Codesto solo oggi possiamo dirti/ciò che non siamo, ciò che non vogliamo…’ Paolo Vincenti non risponde, come Montale in ‘Ossi di seppia’, a chi gli chiede la parola risolutrice. Ognuno è chiamato a dare il suo contributo perché si diradi la nebbia che impedisce di vedere il porto del benessere e della felicità ‘Tutti abbiamo diritto alla felicità’ – sostiene l’autore, e con ciò è consapevole del fatto che sono molti ad impedire il nostro viaggio verso la serenità. E qui elenca con la sua tipica precisione, circostanziando vocaboli ed espressioni che riguardano tipi umani che egli aborre e che passa in rassegna, i ciarlatani, i cialtroni, gli ipocriti, le oscenità di piccola convenienza, i cortigiani/clienti, i vanagloriosi, i saputoni, i politici di paese, gli invidiosi, i fighetti… tutto l’armamentario di vizi e stravizi della condizione attuale dei nostri concittadini che si guardano e ammirano il loro ombelico, l’omphalòs. Una Commedia umana, così ben descritta da Honoré de Balzac. Qui confluisce tutto l’astio e l’inclemenza per una condizione grave in cui si trova l’Italia.

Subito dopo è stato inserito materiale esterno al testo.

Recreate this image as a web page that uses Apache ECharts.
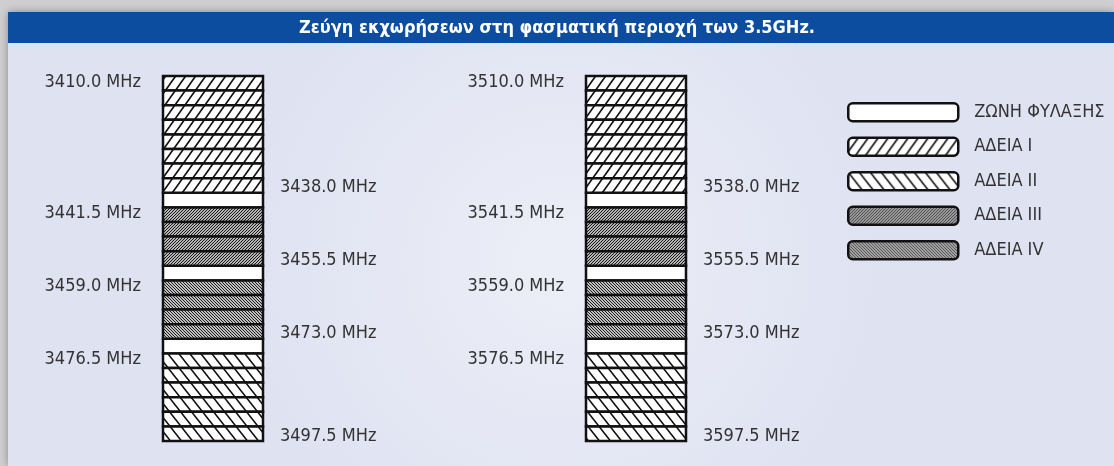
<!DOCTYPE html>
<html>
<head>
<meta charset="utf-8">
<script src="https://cdn.jsdelivr.net/npm/echarts@6/dist/echarts.min.js"></script>
<style>
  html, body { margin: 0; padding: 0; }
  #chart { width: 1114px; height: 466px; }
</style>
</head>
<body>
<div id="chart"></div>
<script>
// band names, in legend order
const bands = ['ΖΩΝΗ ΦΥΛΑΞΗΣ', 'ΑΔΕΙΑ I', 'ΑΔΕΙΑ II', 'ΑΔΕΙΑ III', 'ΑΔΕΙΑ IV']
const channelWidth = 3.5 // MHz per block

// lower column (3410 - 3497.5 MHz), block start frequencies
const guardLow = [3438, 3455.5, 3473]
const licIlow = [3410, 3413.5, 3417, 3420.5, 3424, 3427.5, 3431, 3434.5]
const licIIlow = [3476.5, 3480, 3483.5, 3487, 3490.5, 3494]
const licIIIlow = [3441.5, 3445, 3448.5, 3452]
const licIVlow = [3459, 3462.5, 3466, 3469.5]

// upper column (3510 - 3597.5 MHz)
const guardHigh = [3538, 3555.5, 3573]
const licIhigh = [3510, 3513.5, 3517, 3520.5, 3524, 3527.5, 3531, 3534.5]
const licIIhigh = [3576.5, 3580, 3583.5, 3587, 3590.5, 3594]
const licIIIhigh = [3541.5, 3545, 3548.5, 3552]
const licIVhigh = [3559, 3562.5, 3566, 3569.5]

// frequency tick labels
const leftLabelsLow = [3410, 3441.5, 3459, 3476.5]
const rightLabelsLow = [3438, 3455.5, 3473, 3497.5]
const leftLabelsHigh = [3510, 3541.5, 3559, 3576.5]
const rightLabelsHigh = [3538, 3555.5, 3573, 3597.5]

const rangeLow = [3410, 3497.5]
const rangeHigh = [3510, 3597.5]

const FONT = "'DejaVu Sans Condensed', 'Liberation Sans', sans-serif"

// hatch tile: dir 1 = "/", -1 = "\"
function hatch (w, h, dir, lw) {
  const c = document.createElement('canvas')
  c.width = w
  c.height = h
  const g = c.getContext('2d')
  g.fillStyle = '#ffffff'
  g.fillRect(0, 0, w, h)
  g.strokeStyle = '#111111'
  g.lineWidth = lw
  g.beginPath()
  for (const o of [-w, 0, w]) {
    if (dir > 0) {
      g.moveTo(o - w, 2 * h); g.lineTo(o + 2 * w, -h)
    } else {
      g.moveTo(o - w, -h); g.lineTo(o + 2 * w, 2 * h)
    }
  }
  g.stroke()
  return { image: c, repeat: 'repeat' }
}

const fills = {
  'ΖΩΝΗ ΦΥΛΑΞΗΣ': '#ffffff',
  'ΑΔΕΙΑ I': hatch(10, 14, 1, 1.6),
  'ΑΔΕΙΑ II': hatch(11, 14, -1, 1.6),
  'ΑΔΕΙΑ III': hatch(3, 3, 1, 1.2),
  'ΑΔΕΙΑ IV': hatch(3, 3, -1, 1.05)
}

const columns = [
  { grid: 0, data: [guardLow, licIlow, licIIlow, licIIIlow, licIVlow] },
  { grid: 1, data: [guardHigh, licIhigh, licIIhigh, licIIIhigh, licIVhigh] }
]

function renderBlock (name) {
  return function (params, api) {
    const f = api.value(0)
    const a = api.coord([0, f])
    const b = api.coord([1, f + channelWidth])
    return {
      type: 'rect',
      shape: { x: a[0], y: a[1], width: b[0] - a[0], height: b[1] - a[1] },
      style: { fill: fills[name], stroke: '#111111', lineWidth: 2.5 }
    }
  }
}

const series = []
columns.forEach(col => {
  col.data.forEach((starts, i) => {
    series.push({
      type: 'custom',
      name: bands[i],
      xAxisIndex: col.grid,
      yAxisIndex: col.grid * 2,
      itemStyle: { color: fills[bands[i]] },
      renderItem: renderBlock(bands[i]),
      data: starts.map(v => [v])
    })
  })
})

function freqAxis (grid, range, values, side) {
  return {
    type: 'value',
    gridIndex: grid,
    position: side,
    inverse: true,
    min: range[0],
    max: range[1],
    axisLine: { show: false },
    axisTick: { show: false },
    splitLine: { show: false },
    axisLabel: {
      customValues: values,
      formatter: v => v.toFixed(1) + ' MHz',
      fontFamily: FONT,
      fontSize: 18,
      color: '#333333',
      margin: side === 'left' ? 22 : 17,
      verticalAlign: side === 'left' ? 'top' : 'bottom',
      lineHeight: side === 'left' ? 12 : 10
    }
  }
}

const chart = echarts.init(document.getElementById('chart'))

const option = {
  animation: false,
  graphic: [
    { type: 'rect', z: -10, silent: true, shape: { x: 0, y: 0, width: 1114, height: 466 }, style: { fill: '#cfcfd2' } },
    {
      type: 'rect', z: -9, silent: true,
      shape: { x: 8, y: 12, width: 1106, height: 454 },
      style: {
        fill: new echarts.graphic.RadialGradient(0.5, 0.55, 0.7, [
          { offset: 0, color: '#eceef7' },
          { offset: 1, color: '#dfe2f1' }
        ]),
        shadowBlur: 8,
        shadowColor: 'rgba(0,0,0,0.35)'
      }
    },
    { type: 'rect', z: -8, silent: true, shape: { x: 8, y: 12, width: 1106, height: 31 }, style: { fill: '#0d4d9f' } }
  ],
  title: {
    text: 'Ζεύγη εκχωρήσεων στη φασματική περιοχή των 3.5GHz.',
    left: 'center',
    top: 19,
    padding: [0, 0, 0, 30],
    textStyle: { color: '#ffffff', fontFamily: FONT, fontWeight: 'bold', fontSize: 18 }
  },
  legend: {
    orient: 'vertical',
    left: 842,
    top: 97,
    itemWidth: 110,
    itemHeight: 18,
    itemGap: 14,
    icon: 'roundRect',
    selectedMode: false,
    data: bands.map(name => ({
      name,
      itemStyle: { color: fills[name], borderColor: '#111111', borderWidth: 2.5 }
    })),
    textStyle: { fontFamily: FONT, fontSize: 18, color: '#333333', lineHeight: 20, padding: [0, 0, 0, 11] }
  },
  grid: [
    { left: 163, top: 76, width: 100, height: 365, outerBoundsMode: 'none' },
    { left: 586, top: 76, width: 100, height: 365, outerBoundsMode: 'none' }
  ],
  xAxis: [
    { type: 'value', gridIndex: 0, min: 0, max: 1, show: false },
    { type: 'value', gridIndex: 1, min: 0, max: 1, show: false }
  ],
  yAxis: [
    freqAxis(0, rangeLow, leftLabelsLow, 'left'),
    freqAxis(0, rangeLow, rightLabelsLow, 'right'),
    freqAxis(1, rangeHigh, leftLabelsHigh, 'left'),
    freqAxis(1, rangeHigh, rightLabelsHigh, 'right')
  ],
  series
}

chart.setOption(option)
</script>
</body>
</html>
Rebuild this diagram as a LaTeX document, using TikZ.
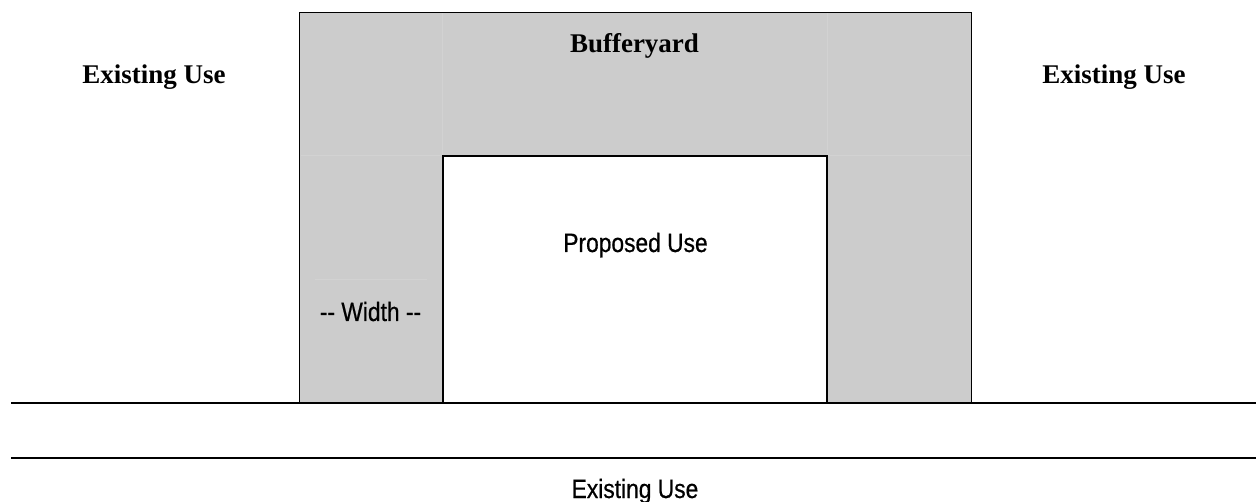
\documentclass[tikz,border=0pt]{standalone}
\usepackage{fontspec}
\setmainfont{Liberation Serif}
\newfontfamily\narrowsans[FakeStretch=0.86,FakeBold=0.6]{Liberation Sans}
\definecolor{buffergray}{HTML}{CCCCCC}
\definecolor{seamgray}{HTML}{D2D2D2}
\begin{document}
\begin{tikzpicture}[x=1pt,y=-1pt,
  serifbold/.style={font=\fontsize{27}{30}\selectfont\bfseries, anchor=base, inner sep=0pt},
  sanslabel/.style={font=\narrowsans\fontsize{26.5}{30}\selectfont, anchor=base, inner sep=0pt},
  edge/.style={line width=1.2pt, black},
  seam/.style={line width=0.8pt, seamgray}]
\useasboundingbox (0,0) rectangle (1256,502);
% bufferyard area
\fill[buffergray] (299.5,12.5) -- (971.5,12.5) -- (971.5,403) -- (827,403) -- (827,156) -- (443,156) -- (443,403) -- (299.5,403) -- cycle;
% faint seams
\draw[seam] (300.5,155.5) -- (442,155.5);
\draw[seam] (828,155.5) -- (970.5,155.5);
\draw[seam] (442.5,13.5) -- (442.5,155);
\draw[seam] (827.5,13.5) -- (827.5,155);
\draw[seam] (315,279) -- (427,279);
% outlines
\draw[edge] (299.5,403) -- (299.5,12.5) -- (971.5,12.5) -- (971.5,403);
\draw[edge] (443,403) -- (443,156) -- (827,156) -- (827,403);
\coordinate (l1a) at (11,403);
\coordinate (l1b) at (1256,403);
\coordinate (l2a) at (11,458);
\coordinate (l2b) at (1256,458);
\draw[edge] (l1a) -- (l1b);
\draw[edge] (l2a) -- (l2b);
% labels
\node[serifbold] (exl) at (154,84) {Existing Use};
\node[serifbold] (exr) at (1114,84) {Existing Use};
\node[serifbold] (buf) at (634.5,53) {Bufferyard};
\node[sanslabel] (prop) at (635.5,252) {Proposed Use};
\node[sanslabel] (wid) at (370.5,321) {-- Width --};
\node[sanslabel] (exb) at (635,498) {Existing Use};
\end{tikzpicture}
\end{document}
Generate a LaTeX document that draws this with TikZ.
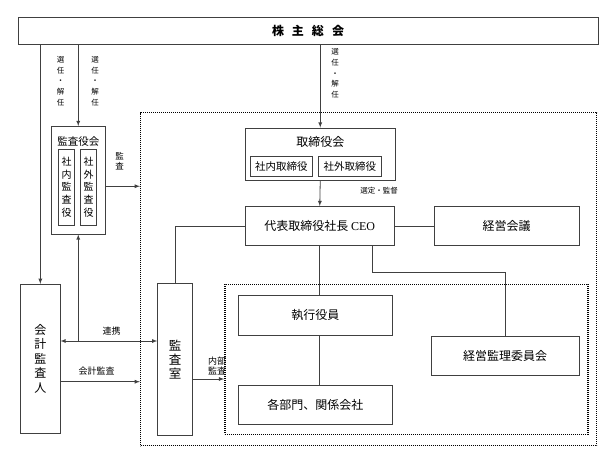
\documentclass[tikz,border=0pt]{standalone}
\usepackage{fontspec}
\setmainfont{Noto Sans CJK JP}
\newfontfamily\latinfont{Liberation Serif}

\begin{document}
\begin{tikzpicture}[x=1pt,y=-1pt,>=latex,
  box/.style={draw=black!75,line width=0.9pt,inner sep=0pt},
  bigbox/.style={box,font=\fontsize{12}{14}\selectfont},
  dotbox/.style={draw=black,line width=1.4pt,dash pattern=on 1.1pt off 0.9pt},
  conn/.style={draw=black!75,line width=0.8pt},
  lbl/.style={inner sep=0pt,align=center,font=\fontsize{9}{10.3}\selectfont},
  vlbl/.style={inner sep=0pt,align=center,font=\fontsize{7.5}{10.7}\selectfont}]

\useasboundingbox (0,0) rectangle (610,463);

% dotted frames
\node[dotbox,minimum width=456,minimum height=333] (soshiki) at (368.6,279.1) {};
\node[dotbox,minimum width=363,minimum height=150] (gyomu) at (406.3,359.2) {};

\node[bigbox,minimum width=580,minimum height=27] (soukai) at (308,30.5)
  {\bfseries 株\hspace{8pt}主\hspace{8pt}総\hspace{8pt}会};

% kansayakukai
\node[box,minimum width=54.5,minimum height=107.5] (kansayakukai) at (78.25,180.25) {};
\node[inner sep=0pt,font=\fontsize{10.5}{12}\selectfont] (kansayakukaiTitle) at (78.25,142) {監査役会};
\foreach \name/\x/\txt in {shanaiKansa/66.7/社\\内\\監\\査\\役, shagaiKansa/88.7/社\\外\\監\\査\\役}
  \node[box,minimum width=16,minimum height=76,align=center,
        font=\fontsize{10}{12.7}\selectfont] (\name) at (\x,187) {\txt};

% torishimariyakukai
\node[box,minimum width=150.5,minimum height=52.5] (torishimari) at (320.25,154.25) {};
\node[inner sep=0pt,font=\fontsize{12}{14}\selectfont] (torishimariTitle) at (320.25,142) {取締役会};
\node[box,minimum width=61.3,minimum height=20,font=\fontsize{10.5}{12}\selectfont] (shanaiTori) at (281.35,166.7) {社内取締役};
\node[box,minimum width=63.7,minimum height=20,font=\fontsize{10.5}{12}\selectfont] (shagaiTori) at (349.8,166.7) {社外取締役};

\node[bigbox,minimum width=149.5,minimum height=39] (CEO) at (319.75,226) {代表取締役社長\ {\latinfont CEO}};
\node[bigbox,minimum width=145,minimum height=39] (keieikaigi) at (506.5,226) {経営会議};
\node[bigbox,minimum width=154,minimum height=39.3] (shikkou) at (315.3,315.35) {執行役員};
\node[bigbox,minimum width=154,minimum height=39.3] (kakubumon) at (315.3,404.65) {各部門、関係会社};
\node[bigbox,minimum width=147.7,minimum height=39] (keieikanri) at (505.15,355.5) {経営監理委員会};
\node[bigbox,minimum width=39.3,minimum height=149,align=center,
      font=\fontsize{12}{14.5}\selectfont] (kaikei) at (40.35,358.8) {会\\計\\監\\査\\人};
\node[bigbox,minimum width=35,minimum height=152.4,align=center,
      font=\fontsize{12.5}{14}\selectfont] (kansashitsu) at (175.2,359.5) {監\\査\\室};

% connectors
\draw[conn,->] (kaikei.north |- soukai.south) -- (kaikei.north);
\draw[conn,->] (kansayakukai.north |- soukai.south) -- (kansayakukai.north);
\draw[conn,->] (torishimari.north |- soukai.south) -- (torishimari.north);
\draw[conn,->] (torishimari.south) -- (CEO.north);
\draw[conn,->] ([yshift=-6pt]kansayakukai.east) coordinate (kansaA) -- (kansaA -| soshiki.west);
\draw[conn] (CEO.west) -| (kansashitsu.north);
\draw[conn] (CEO.east) -- (keieikaigi.west);
\draw[conn] (CEO.south) -- (CEO.south |- shikkou.north);
\draw[conn] (shikkou.south -| CEO.south) -- (kakubumon.north -| CEO.south);
\draw[conn] ([xshift=53pt]CEO.south) -- ++(0,26.5) -| (keieikanri.north);
\draw[conn,<->] ([yshift=17.8pt]kaikei.east) coordinate (renkeiA) -- (renkeiA -| kansashitsu.west);
\draw[conn,->] (renkeiA -| kansayakukai.south) -- (kansayakukai.south);
\draw[conn,->] ([yshift=-22.9pt]kaikei.east) coordinate (kaikeiA) -- (kaikeiA -| soshiki.west);
\draw[conn,->] ([yshift=-19.5pt]kansashitsu.east) coordinate (naibuA) -- (naibuA -| gyomu.west);

% labels
\node[vlbl] (senninA) at (60.7,81) {選\\任\\・\\解\\任};
\node[vlbl] (senninB) at (95,81) {選\\任\\・\\解\\任};
\node[vlbl] (senninC) at (335,73.5) {選\\任\\・\\解\\任};
\node[vlbl,font=\fontsize{8.5}{10}\selectfont] (kansaLbl) at (119.5,161) {監\\査};
\node[lbl,font=\fontsize{7.5}{9}\selectfont] (senteiLbl) at (379,191) {選定・監督};
\node[lbl] (renkeiLbl) at (111.7,331) {連携};
\node[lbl] (kaikeiLbl) at (96.7,371) {会計監査};
\node[lbl] (naibuLbl) at (217,366) {内部\\監査};

\end{tikzpicture}
\end{document}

Del resto nessun argomento  sociale sfugge all’attenzione del nostro autore che si sofferma sulle unioni civili, sulle tasse, sulle feste che si rincorrono l’una dopo l’altra, sul referendum ambientale e quello costituzionale dello scorso 4 dicembre discernendo sui vari quesiti, sul ruolo della magistratura sugli -ismi della politica, il berlusconismo e il renzismo, sulle prediche dei grillini e sulla loro incapacità di rappresentare un’alternativa credibile e affidabile… sempre con approfondimenti personali, che vanno oltre le apparenze per cercare di sondare ragioni e difetti, interessi reconditi, malaffare e corruzione. Un turbinio di sensazioni che lasciano poco sperare in una redenzione pasquale. Una mondo che possiamo guardare attraverso i suoi occhi, il suo pensiero dissacrante, gli sberleffi alla Dario Fo, l’irrisione verso il potere tronfio ed inefficace, tutto descritto con dovizia di particolari. Una nuova e condensata ‘Enclyclopédie’  di Direrot e D’Alembert, non alle soglie dell’Illuminismo ma della decadenza irreversibile se non si svegliano le coscienze. Ecco infine il ruolo dello scrittore e del pensatore: far riflettere!  Basta una canzone e prende il via il racconto di Paolo Vincenti, vario di argomenti come la satura lanx. ‘Sono solo canzonette, non mettetemi alle strette’ cantava Edoardo Bennato. Quelle canzonette dipanano la storia che si svolge sotto i nostri occhi come i tappeti delle ‘Mille e una notte’, gli Stromata alla greca, i tappeti che i vù cumpra snodavano per narrare come i banditori, come i cantastorie vicende immaginarie eppure vere come dice Esiodo delle Muse, ripreso da Ovidio nelle ‘Metamorfosi’. ‘Nessuno conserva la sua immagine’ si legge su strisce di carta che sventolano su cippi confitti sulla spiaggia di Tomi, il mondo estremo, dove morì esule duemila anni fa, il 17 d.C. Nessuno si può tirare indietro. ‘Anche se voi vi credete assolti siete per sempre coinvolti’ canta Fabrizio De André nella canzone del maggio francese, quando ‘sbocciavano i fiori del nostro amore’.

La libertà dunque e l’esercizio della democrazia  ci salveranno? Solo un caso salverà la repubblica dice Sass R. Sustein, docente alla Harvard University. Noi che crediamo nelle idee e nel confronto del pensiero, sollecitati dalle riflessioni a volte amare a volte irridenti di Paolo Vincenti, dobbiamo garantire ovunque la libertà di espressione, ma anche favorire ‘una cultura in cui le persone siano propense ad ascoltare quello che gli altri hanno da dire’, e fare in modo che siano creati ‘spazi in cui cittadini con esperienze, prospettive e visioni diverse, siano in grado di incontrarsi e consultarsi a vicenda’.